ALTHEA BALMES AND JO SIMALAYA ALCAMPO

Althea Balmes and Jo SiMalaya Alcampo were recognized by Mayworks as "artists who have captured the values of labour and social justice in their art," for their project Kwentong Bayan: Labour of Love. Balmes, Alcampo and the caregiver comic book were featured in Vol.33 No.3/4 of Our Times. Their project was introduced in the 2013 Mayworks Festival of Working People and the Arts, in collaboration with the Caregiver Connections Education and Support Organization (CCESO).

In 2014, Balmes and Alcampo co-produced the Mayworks event "Labour + LOVE: A Celebration of Caregivers." The event featured storytelling, spoken word, and musical performances. The goal was to bring conversations about the intersection of labour and migration to a wider audience.

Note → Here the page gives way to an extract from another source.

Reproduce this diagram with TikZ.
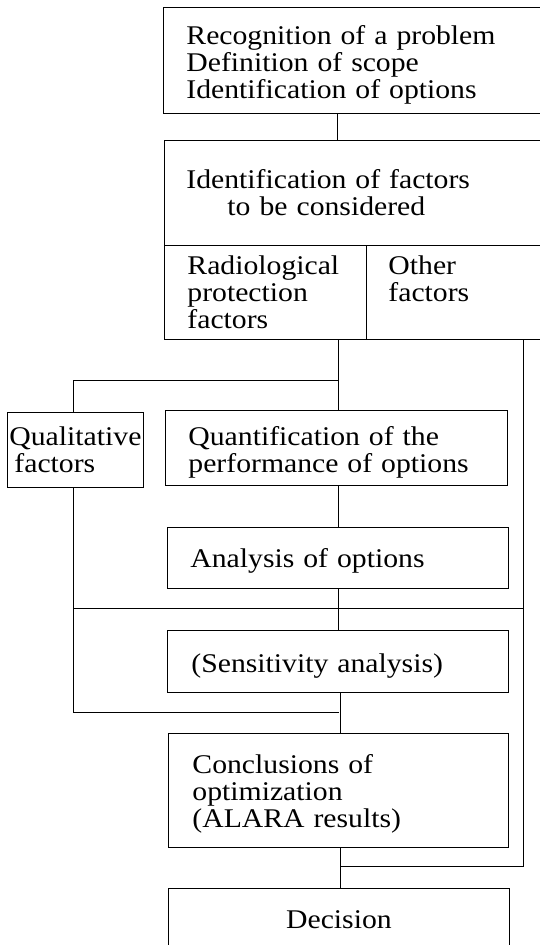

The comic, which is set to come out later this year, is modelled after komiks, a popular form of political expression in the Philippines. But it engages with the very Canadian narrative of the Filipino diaspora in Toronto, Filipina caregivers in the Temporary Foreign Worker Program, and the relationships caregivers form here — and the ones they leave behind.

Both thoughtful and soft-spoken communicators, Balmes and Alcampo also inject a healthy dose of humour and laughter into their work and working relationship. "Comics are a good way to express and explore the complexity of our relationship with ourselves and with others, and how we interact with our environment all at the same time," says illustrator Balmes.

"Our project is based upon stories shared with us by caregivers, advocates and community allies," says writer Alcampo. "With any acknowledgement of our work, we are mindful of the migrant workers and caregivers who labour long hours with little recognition. We stand in solidarity with them. They make our work possible."

Indeed, for all these five award-winning women artists, it is workers who support, motivate and inspire them.